Außerdem war das Strafgefängnis Wolfenbüttel eine der zentralen Hinrichtungsstätten im Deutschen Reich. Von 1937 bis 1945 wurden hier 526 Todesurteile an Frauen und Männern vollstreckt. Soldaten der Wehrmacht erschossen weitere fünf Verurteilte aus dem Gefängnis auf dem Schießstand Braunschweig-Buchhorst. Fast die Hälfte der zum Tode Verurteilten kam aus dem besetzten europäischen Ausland.

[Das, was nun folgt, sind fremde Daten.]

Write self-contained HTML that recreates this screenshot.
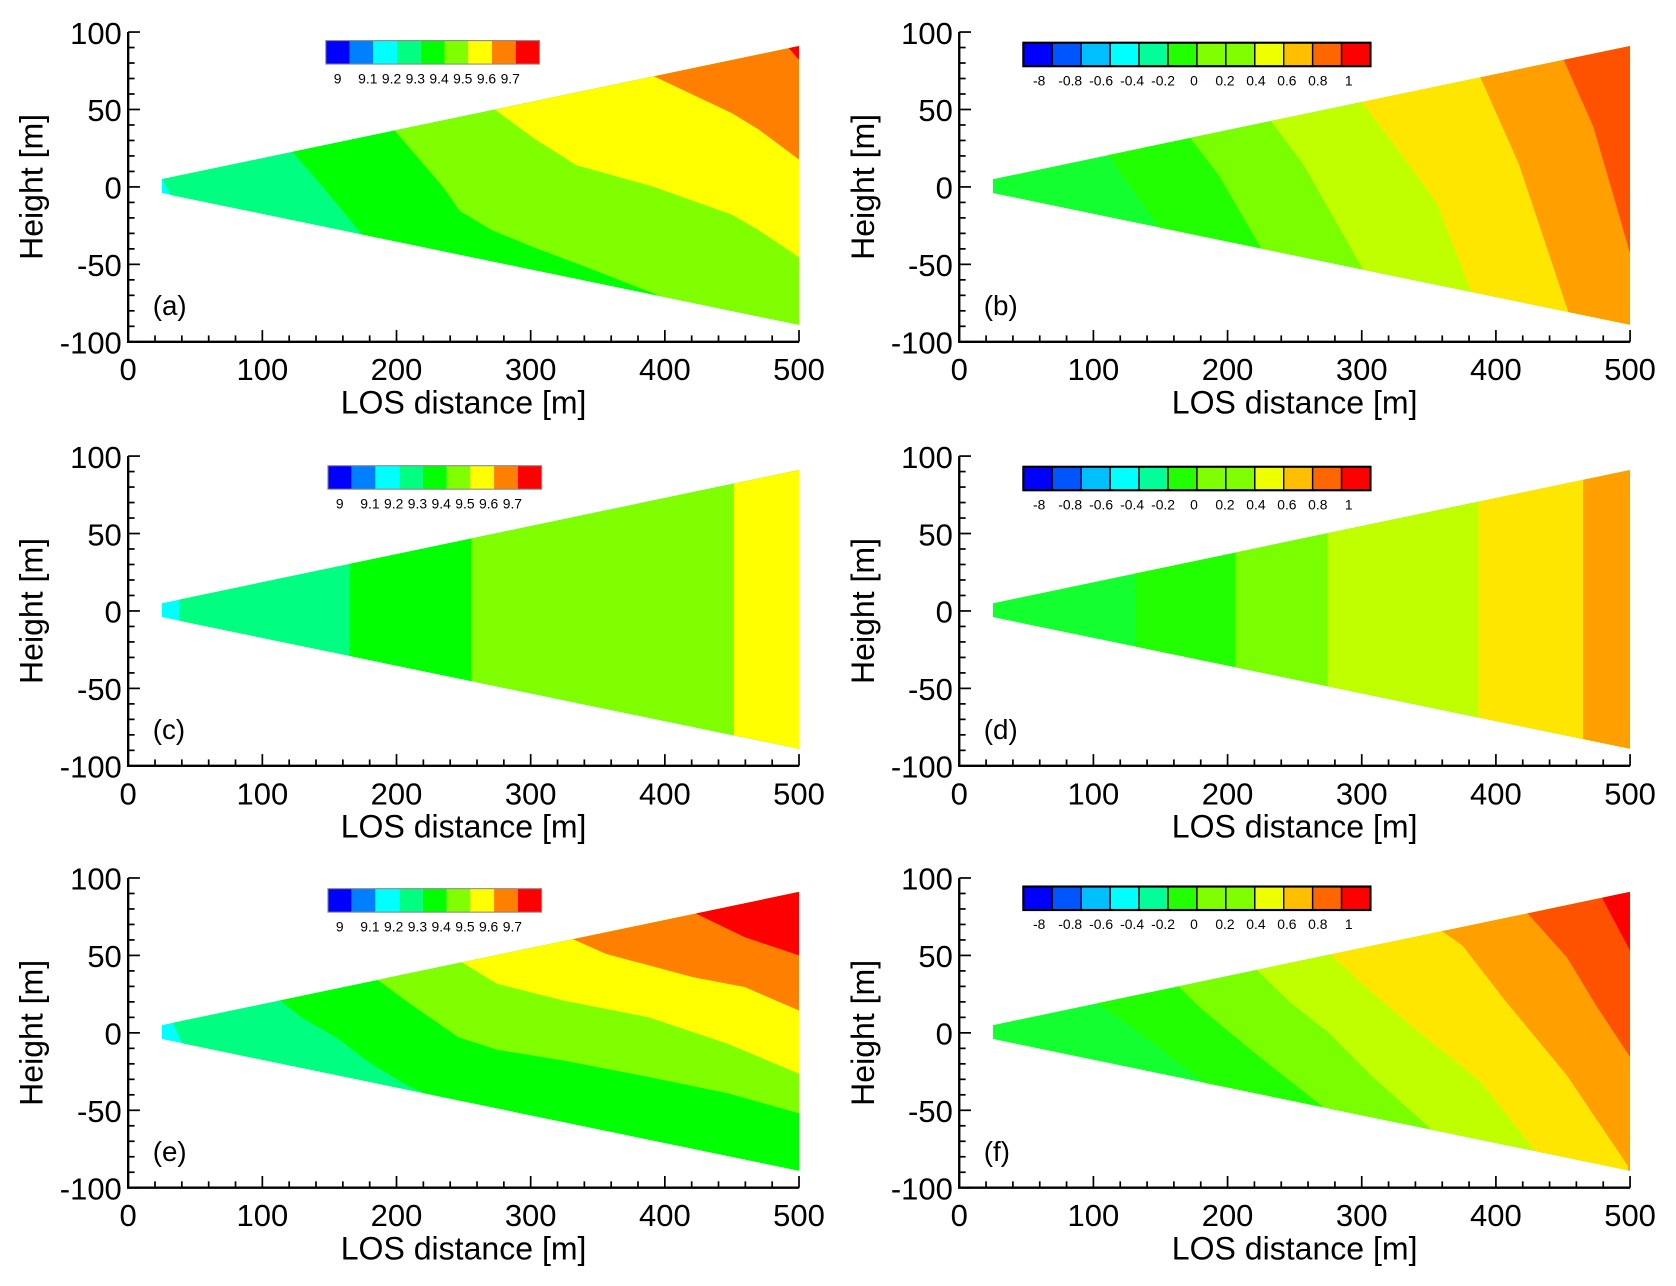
<!DOCTYPE html>
<html><head><meta charset="utf-8"><style>
html,body{margin:0;padding:0;background:#fff;}
svg{display:block;font-family:"Liberation Sans",sans-serif;}
</style></head>
<body>
<svg id="fig" width="1676" height="1286" viewBox="0 0 1569 1204" preserveAspectRatio="none" xmlns="http://www.w3.org/2000/svg"></svg>
<script>
// ---- data ----
const xTicks = [0,100,200,300,400,500];
const yTicks = [-100,-50,0,50,100];
const wedgeTop = [[25,5],[500,91]];
const wedgeBottom = [[25,-4],[500,-89]];
const cbLabelsA = ["9","9.1","9.2","9.3","9.4","9.5","9.6","9.7"];
const cbColorsA = ["#0000ff","#0080ff","#00ffff","#00ff80","#00ff00","#80ff00","#ffff00","#ff8000","#ff0000"];
const cbLabelsB = ["-8","-0.8","-0.6","-0.4","-0.2","0","0.2","0.4","0.6","0.8","1"];
const cbColorsB = ["#0000ff","#0055ff","#00bfff","#00ffff","#00ff99","#22ff00","#80ff00","#80ff00","#eeff00","#ffbf00","#ff6600","#ff0000"];

// panel (a)
const colorsA = ["#00ffff","#00ff80","#00ff00","#80ff00","#ffff00","#ff8000","#ff0000"];
const boundsA = [
 [[25,6],[33,-8]],
 [[119,26],[145,0],[183,-40]],
 [[197,38],[235,-0.5],[247,-15.5],[271,-28],[302,-39],[342,-52],[398,-71],[420,-150]],
 [[270,52],[302,31.5],[334,14],[390,0.5],[450,-18],[470,-28],[500,-45.5],[560,-56]],
 [[388,73],[450,47.6],[470,37],[500,17.6],[560,5]],
 [[490,92],[500,82],[560,70]]
];
// panel (b)
const colorsB = ["#14ff30","#22ff00","#7aff00","#c0ff00","#ffe600","#ffa000","#ff5200"];
const boundsB = [
 [[110,22],[152,-30]],
 [[170,34],[194,6.7],[226.5,-42]],
 [[230,45],[256,15],[302.6,-56]],
 [[297,58],[323.6,28],[356,-10.5],[383.5,-72]],
 [[386.7,74],[417,15],[456,-86]],
 [[449,85],[472.5,39],[482,11],[500,-43],[560,-60]]
];
// panel (c)
const colorsC = ["#00ffff","#00ff80","#00ff00","#80ff00","#ffff00"];
const boundsC = [
 [[38,20],[38,-20]],
 [[165,40],[165,-40]],
 [[255.7,60],[255.7,-60]],
 [[451.5,95],[451.5,-95]]
];
// panel (d)
const colorsD = ["#14ff30","#22ff00","#7aff00","#c0ff00","#ffe600","#ffa000"];
const boundsD = [
 [[131,30],[131,-30]],
 [[206,45],[206,-45]],
 [[274.6,60],[274.6,-60]],
 [[387,80],[387,-80]],
 [[465,95],[465,-95]]
];
// panel (e)
const colorsE = ["#00ffff","#00ff80","#00ff00","#80ff00","#ffff00","#ff8000","#ff0000"];
const boundsE = [
 [[33,7],[42,-10]],
 [[111.6,22],[129,10],[155,-3],[181,-20],[210,-35],[243,-47]],
 [[184.5,35],[210,18.7],[246,-2.8],[275,-11],[323.6,-17.8],[388,-28.6],[446.6,-39],[500,-52],[560,-60]],
 [[247.6,46],[275,31.6],[323.6,21],[388,10],[446.6,-7],[500,-26.4],[560,-40]],
 [[330,61],[356,51],[420.7,36],[459.6,29.5],[500,14.4],[560,5]],
 [[420.7,78],[459.6,61.7],[500,50],[560,40]]
];
// panel (f)
const colorsF = ["#14ff30","#22ff00","#7aff00","#c0ff00","#ffe600","#ffa000","#ff5200","#ff0000"];
const boundsF = [
 [[102,20],[136,-1],[191,-38]],
 [[162,31],[181,15],[220,-13],[281.5,-55]],
 [[220,42],[246,20],[275,0.3],[307,-27.6],[359,-68]],
 [[275,52],[304,28.8],[336.5,5],[388,-31],[433.6,-81]],
 [[357.6,67],[375,56.4],[407.8,19.8],[453,-27.6],[498.4,-86],[500,-150]],
 [[420.7,80],[453,48.6],[475.7,16.3],[500,-15.7],[560,-30]],
 [[477.4,90],[500,53],[560,40]]
];

const NS = "http://www.w3.org/2000/svg";
const svg = document.getElementById("fig");
function mk(tag, attrs, parent){
  const e = document.createElementNS(NS, tag);
  for (const k in attrs) e.setAttribute(k, attrs[k]);
  (parent||svg).appendChild(e);
  return e;
}
const cols = [[120,748],[898,1526]];
const rows = [[30,320],[427,717],[822,1112]];
const panels = [
 {id:"a", col:0,row:0,colors:colorsA,bounds:boundsA,cb:"A",cbx:305,cby:38},
 {id:"b", col:1,row:0,colors:colorsB,bounds:boundsB,cb:"B",cbx:958,cby:40},
 {id:"c", col:0,row:1,colors:colorsC,bounds:boundsC,cb:"A",cbx:307,cby:436},
 {id:"d", col:1,row:1,colors:colorsD,bounds:boundsD,cb:"B",cbx:958,cby:437},
 {id:"e", col:0,row:2,colors:colorsE,bounds:boundsE,cb:"A",cbx:307,cby:832},
 {id:"f", col:1,row:2,colors:colorsF,bounds:boundsF,cb:"B",cbx:958,cby:830}
];

panels.forEach(p=>{
  const [x0,x1] = cols[p.col], [yt,yb] = rows[p.row];
  const sx = v => x0 + (v/500)*(x1-x0);
  const sy = v => yb - ((v+100)/200)*(yb-yt);
  const g = mk("g",{});
  
  
  const cp = mk("clipPath",{id:"clip"+p.id},g);
  const wpts = [wedgeTop[0],wedgeTop[1],wedgeBottom[1],wedgeBottom[0]].map(q=>sx(q[0])+","+sy(q[1])).join(" ");
  mk("polygon",{points:wpts},cp);
  const cg = mk("g",{"clip-path":"url(#clip"+p.id+")"},g);
  const base = mk("polygon",{points:wpts,fill:p.colors[0]},cg);
  
  
  p.bounds.forEach((b,i)=>{
    const first=b[0], last=b[b.length-1];
    const pts=[[first[0],150]].concat(b);
    if (last[0] < 500) { pts.push([last[0],-150]); pts.push([600,-150]); }
    else { pts.push([600,last[1]]); }
    pts.push([600,150]);
    const poly = mk("polygon",{points:pts.map(q=>sx(q[0])+","+sy(q[1])).join(" "),fill:p.colors[i+1]},cg);
    
    
  });
  const ax = mk("path",{d:`M${x0},${yt} L${x0},${yb} L${x1},${yb}`,stroke:"#000","stroke-width":2.2,fill:"none"},g);
  
  
  for(let v=0; v<=500; v+=20){
    const major = v%100===0;
    mk("line",{x1:sx(v),x2:sx(v),y1:yb,y2:yb-(major?11:6),stroke:"#000","stroke-width":1.6},g);
  }
  for(let v=-100; v<=100; v+=10){
    const major = v%50===0;
    mk("line",{x1:x0,x2:x0+(major?11:6),y1:sy(v),y2:sy(v),stroke:"#000","stroke-width":1.6},g);
  }
  xTicks.forEach(v=>{
    const t = mk("text",{x:sx(v),y:yb+36,"font-size":29,"text-anchor":"middle"},g);
    t.textContent=v;
    
    
  });
  yTicks.forEach(v=>{
    const t = mk("text",{x:x0-6,y:sy(v)+11,"font-size":29,"text-anchor":"end"},g);
    t.textContent=v;
    
    
  });
  const xt = mk("text",{x:(x0+x1)/2,y:yb+67,"font-size":30,"text-anchor":"middle"},g);
  xt.textContent="LOS distance [m]";
  
  
  const yc=(yt+yb)/2, yx=x0-80;
  const ytl = mk("text",{x:yx,y:yc,"font-size":30,"text-anchor":"middle",transform:`rotate(-90 ${yx} ${yc})`},g);
  ytl.textContent="Height [m]";
  
  
  const pl = mk("text",{x:x0+23,y:yb-25,"font-size":26},g);
  pl.textContent="("+p.id+")";
  
  
  const cbg = mk("g",{},g);
  
  
  const colors = p.cb==="A"?cbColorsA:cbColorsB;
  const labels = p.cb==="A"?cbLabelsA:cbLabelsB;
  const w = p.cb==="A"?200:325, h=22, cw=w/colors.length;
  colors.forEach((c,i)=>{
    mk("rect",{x:p.cbx+i*cw,y:p.cby,width:cw,height:h,fill:c,stroke:p.cb==="B"?"#000":"none","stroke-width":p.cb==="B"?1.3:0},cbg);
  });
  mk("rect",{x:p.cbx,y:p.cby,width:w,height:h,fill:"none",stroke:p.cb==="B"?"#000":"#888","stroke-width":p.cb==="B"?2:1},cbg);
  labels.forEach((l,i)=>{
    const cx = p.cb==="A" ? p.cbx+(i+0.5)*cw+ (i>0?6:0) : p.cbx+cw*0.55+i*cw*1.07;
    const t = mk("text",{x:cx,y:p.cby+h+18,"font-size":13,"text-anchor":"middle"},cbg);
    t.textContent=l;
  });
});
</script>
</body></html>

Konzeption der Gedenkstätte

Die 2019 eröffnete Dauerausstellung ist den übergeordneten Themen Justiz und Strafvollzug im Nationalsozialismus und deren Folgen gewidmet. Eingebettet in eine gesamtgesellschaftliche Darstellung werden das Verfolgungssystem, das verbrecherische Wirken der Justiz, die Inhaftierung von in- und ausländischen Gefangenengruppen und die Funktion als eine der zentralen Hinrichtungsstätten in Norddeutschland thematisiert. Raum finden ebenfalls die Handlungsspielräume von Verantwortlichen im Justiz- und Strafvollzugswesen, die Kontinuitäten und Diskontinuitäten in der frühen Bundesrepublik, die Geschichte der Gedenkstätte sowie die Erinnerungskultur von Überlebenden und Angehörigen; nachvollziehbar werden diese bedeutsamen Aspekte anhand von Beispielen und Objekten.

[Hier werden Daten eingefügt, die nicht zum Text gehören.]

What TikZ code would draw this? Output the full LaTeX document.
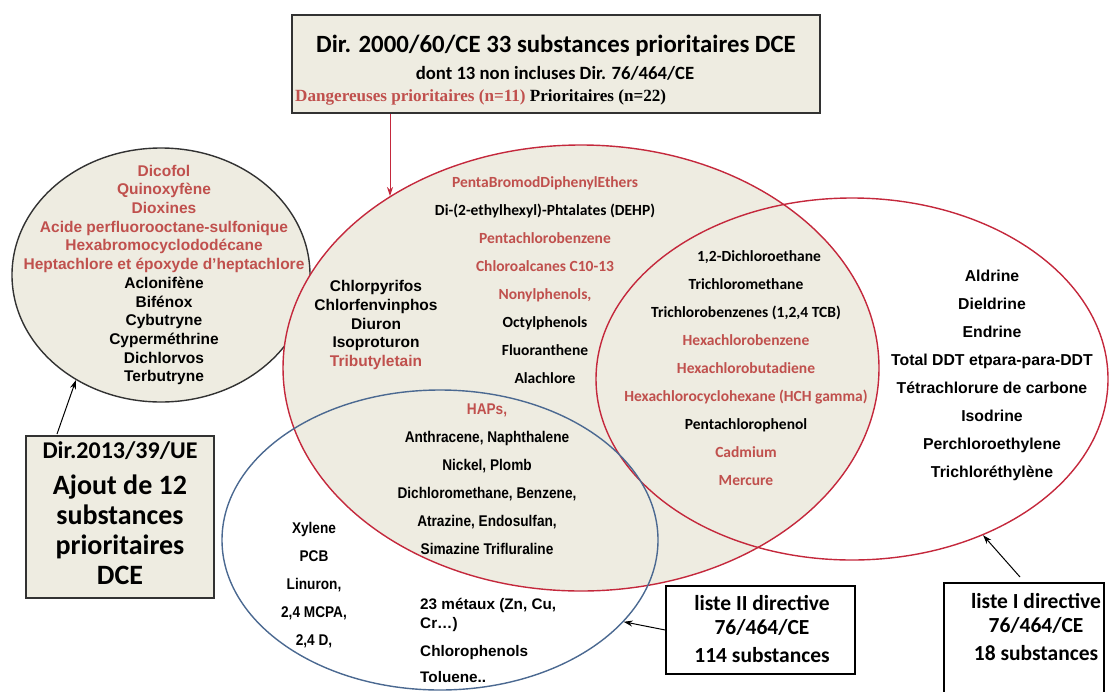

Am historischen Ort des Strafgefängnisses und der Hinrichtungsstätte hat sich die Gedenkstätte in der JVA Wolfenbüttel zu einem zentralen außerschulischen Lernort mit spezifischen Bildungsangeboten zur Auseinandersetzung mit den Themen Justiz und Strafvollzug im Nationalsozialismus entwickelt. Eine Besonderheit ist ihre Lage auf dem Gelände einer im Betrieb befindlichen JVA mit höchsten Sicherheitsstandards.

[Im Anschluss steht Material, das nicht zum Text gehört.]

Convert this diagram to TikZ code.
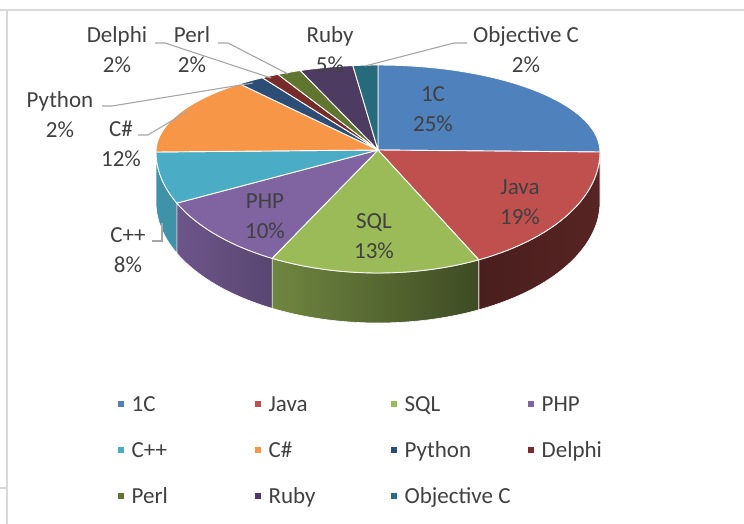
\documentclass[tikz,border=0pt]{standalone}
\usepackage{fontspec}
\setmainfont{Carlito}
\usetikzlibrary{positioning}

\definecolor{c1C}{HTML}{4F81BD}
\definecolor{cJava}{HTML}{C0504D}
\definecolor{cSQL}{HTML}{9BBB59}
\definecolor{cPHP}{HTML}{8064A2}
\definecolor{cCpp}{HTML}{4BACC6}
\definecolor{cCsharp}{HTML}{F79646}
\definecolor{cPython}{HTML}{2C4D75}
\definecolor{cDelphi}{HTML}{772C2A}
\definecolor{cPerl}{HTML}{5F7530}
\definecolor{cRuby}{HTML}{4D3B62}
\definecolor{cObjC}{HTML}{276A7C}
\definecolor{txtgray}{HTML}{404040}
\definecolor{leadgray}{HTML}{A6A6A6}
\definecolor{framegray}{HTML}{D9D9D9}

\def\cx{378}
\def\cy{150}
\def\cye{152}
\def\rx{222}
\def\ryt{87}
\def\ryb{121}
\def\dep{50}

\begin{document}
\begin{tikzpicture}[x=1pt, y=-1pt,
    slice/.style={draw=white, line width=0.9pt, line join=round},
    side/.style={draw=white, line width=0.6pt, line join=round},
    lbl/.style={text=txtgray, font=\fontsize{23}{30}\selectfont, align=center, inner sep=0pt},
    legsq/.style={minimum size=6.5pt, inner sep=0pt},
    legtxt/.style={text=txtgray, font=\fontsize{23}{28}\selectfont, inner sep=0pt, text height=15pt, text depth=0pt, anchor=west},
    leader/.style={draw=leadgray, line width=1.1pt},
    frame/.style={draw=framegray, line width=1.6pt}]
      \useasboundingbox (0,0) rectangle (744,524);
      \draw[frame] (0,10) -- (744,10);
      \draw[frame] (7,10) -- (7,524);
      \draw[frame] (0,488) -- (7,488);

      \path[side, left color=cJava!38!black, right color=cJava!45!black] plot[domain=90:153, samples=30] ({\cx+\rx*sin(\x)},{\cye-\ryb*cos(\x)}) -- plot[domain=153:90, samples=30] ({\cx+\rx*sin(\x)},{\cye+\dep-\ryb*cos(\x)}) -- cycle;
      \path[side, left color=cSQL!72!black, right color=cSQL!40!black] plot[domain=153:208.5, samples=30] ({\cx+\rx*sin(\x)},{\cye-\ryb*cos(\x)}) -- plot[domain=208.5:153, samples=30] ({\cx+\rx*sin(\x)},{\cye+\dep-\ryb*cos(\x)}) -- cycle;
      \path[side, left color=cPHP!85!black, right color=cPHP!70!black] plot[domain=208.5:245, samples=30] ({\cx+\rx*sin(\x)},{\cye-\ryb*cos(\x)}) -- plot[domain=245:208.5, samples=30] ({\cx+\rx*sin(\x)},{\cye+\dep-\ryb*cos(\x)}) -- cycle;
      \path[side, fill=cCpp!85!black] plot[domain=245:270, samples=20] ({\cx+\rx*sin(\x)},{\cye-\ryb*cos(\x)}) -- plot[domain=270:245, samples=20] ({\cx+\rx*sin(\x)},{\cye+\dep-\ryb*cos(\x)}) -- cycle;

      \fill[slice, fill=c1C] (\cx,\cy) -- plot[domain=0:90, samples=40] ({\cx+\rx*sin(\x)},{\cye-\ryt*cos(\x)}) -- cycle;
      \fill[slice, fill=cJava] (\cx,\cy) -- plot[domain=90:153, samples=30] ({\cx+\rx*sin(\x)},{\cye-\ryb*cos(\x)}) -- cycle;
      \fill[slice, fill=cSQL] (\cx,\cy) -- plot[domain=153:208.5, samples=30] ({\cx+\rx*sin(\x)},{\cye-\ryb*cos(\x)}) -- cycle;
      \fill[slice, fill=cPHP] (\cx,\cy) -- plot[domain=208.5:245, samples=30] ({\cx+\rx*sin(\x)},{\cye-\ryb*cos(\x)}) -- cycle;
      \fill[slice, fill=cCpp] (\cx,\cy) -- plot[domain=245:270, samples=20] ({\cx+\rx*sin(\x)},{\cye-\ryb*cos(\x)}) -- cycle;
      \fill[slice, fill=cCsharp] (\cx,\cy) -- plot[domain=270:321.5, samples=30] ({\cx+\rx*sin(\x)},{\cye-\ryt*cos(\x)}) -- cycle;
      \fill[slice, fill=cPython] (\cx,\cy) -- plot[domain=321.5:328.6, samples=10] ({\cx+\rx*sin(\x)},{\cye-\ryt*cos(\x)}) -- cycle;
      \fill[slice, fill=cDelphi] (\cx,\cy) -- plot[domain=328.6:333.2, samples=10] ({\cx+\rx*sin(\x)},{\cye-\ryt*cos(\x)}) -- cycle;
      \fill[slice, fill=cPerl] (\cx,\cy) -- plot[domain=333.2:339.5, samples=10] ({\cx+\rx*sin(\x)},{\cye-\ryt*cos(\x)}) -- cycle;
      \fill[slice, fill=cRuby] (\cx,\cy) -- plot[domain=339.5:353.5, samples=15] ({\cx+\rx*sin(\x)},{\cye-\ryt*cos(\x)}) -- cycle;
      \fill[slice, fill=cObjC] (\cx,\cy) -- plot[domain=353.5:360, samples=10] ({\cx+\rx*sin(\x)},{\cye-\ryt*cos(\x)}) -- cycle;

      \node[lbl] (l1C) at (433,109) {1C\\25\%};
      \node[lbl] (lJava) at (520,202) {Java\\19\%};
      \node[lbl] (lSQL) at (374,236) {SQL\\13\%};
      \node[lbl] (lPHP) at (265,216) {PHP\\10\%};
      \node[lbl] (lCpp) at (128,250) {C++\\8\%};
      \node[lbl] (lCsharp) at (121,144) {C\#\\12\%};
      \node[lbl] (lPython) at (60,115) {Python\\2\%};
      \node[lbl] (lDelphi) at (117,50) {Delphi\\2\%};
      \node[lbl] (lPerl) at (192,50) {Perl\\2\%};
      \node[lbl] (lRuby) at (330,50) {Ruby\\5\%};
      \node[lbl] (lObjC) at (526,50) {Objective C\\2\%};

      \coordinate (dA) at (155,43);
      \coordinate (dB) at (165,43);
      \coordinate (dC) at (271,78);
      \coordinate (pA) at (218,43);
      \coordinate (pB) at (228,43);
      \coordinate (pC) at (288,74);
      \coordinate (yA) at (102,106);
      \coordinate (yB) at (112,106);
      \coordinate (yC) at (253,83);
      \coordinate (csA) at (138,135);
      \coordinate (csB) at (148,135);
      \coordinate (csC) at (188,111);
      \coordinate (cpA) at (152,241);
      \coordinate (cpB) at (162,241);
      \coordinate (cpC) at (162,223);
      \coordinate (oA) at (365,66);
      \coordinate (oB) at (454,43);
      \coordinate (oC) at (467,43);
      \draw[leader] (dA) -- (dB) -- (dC);
      \draw[leader] (pA) -- (pB) -- (pC);
      \draw[leader] (yA) -- (yB) -- (yC);
      \draw[leader] (csA) -- (csB) -- (csC);
      \draw[leader] (cpA) -- (cpB) -- (cpC);
      \draw[leader] (oA) -- (oB) -- (oC);

      \node[legsq, fill=c1C] (s1C) at (121,404) {};
      \node[legsq, fill=cJava] (sJava) at (258,404) {};
      \node[legsq, fill=cSQL] (sSQL) at (394,404) {};
      \node[legsq, fill=cPHP] (sPHP) at (531,404) {};
      \node[legsq, fill=cCpp] (sCpp) at (121,450) {};
      \node[legsq, fill=cCsharp] (sCsharp) at (258,450) {};
      \node[legsq, fill=cPython] (sPython) at (394,450) {};
      \node[legsq, fill=cDelphi] (sDelphi) at (531,450) {};
      \node[legsq, fill=cPerl] (sPerl) at (121,496) {};
      \node[legsq, fill=cRuby] (sRuby) at (258,496) {};
      \node[legsq, fill=cObjC] (sObjC) at (394,496) {};
      \node[legtxt, right=7pt of s1C] (t1C) {1C};
      \node[legtxt, right=7pt of sJava] (tJava) {Java};
      \node[legtxt, right=7pt of sSQL] (tSQL) {SQL};
      \node[legtxt, right=7pt of sPHP] (tPHP) {PHP};
      \node[legtxt, right=7pt of sCpp] (tCpp) {C++};
      \node[legtxt, right=7pt of sCsharp] (tCsharp) {C\#};
      \node[legtxt, right=7pt of sPython] (tPython) {Python};
      \node[legtxt, right=7pt of sDelphi] (tDelphi) {Delphi};
      \node[legtxt, right=7pt of sPerl] (tPerl) {Perl};
      \node[legtxt, right=7pt of sRuby] (tRuby) {Ruby};
      \node[legtxt, right=7pt of sObjC] (tObjC) {Objective C};
    \end{tikzpicture}
\end{document}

Die Bildungsarbeit soll dazu anregen, sich über die nationalsozialistische Vergangenheit zu informieren, Geschichtsbilder zu hinterfragen und eigene Positionen zu entwickeln. Grundlage des Bildungskonzeptes ist das forschend-entdeckende Lernen mit ausgewählten Biografien und historischen Dokumenten an den Multi-Touch-Tischen und in der Dauerausstellung. Unsere Angebote richten sich an verschiedene Adressatenkreise wie Schulen, Bildungsträger und ein breites Spektrum an Berufsgruppen. Die Angebote für Schüler_innen sind für unterschiedliche Schulformen und Altersstufen konzipiert. Alle Bildungsangebote werden handlungsorientiert, multiperspektivisch und mit größtmöglicher Methodenvielfalt vermittelt. Die Programme umfassen Halb- und Ganztagesangebote, Führungen sowie mehrtägige Workshops. Je nach zeitlichem Rahmen sowie Interessen, Wünschen und Vorkenntnissen der Teilnehmenden wird ein auf die jeweiligen Anforderungen abgestimmtes Angebot entwickelt.

 

Literatur

Blotevogel, Tomke/Lölke, Janna/Partington, Gustav/Staats, Martina: outSITE Wolfenbüttel. Das Strafgefängnis Wolfenbüttel und sein Netzwerk im Land Braunschweig, Stiftung niedersächsische Gedenkstätten 2022.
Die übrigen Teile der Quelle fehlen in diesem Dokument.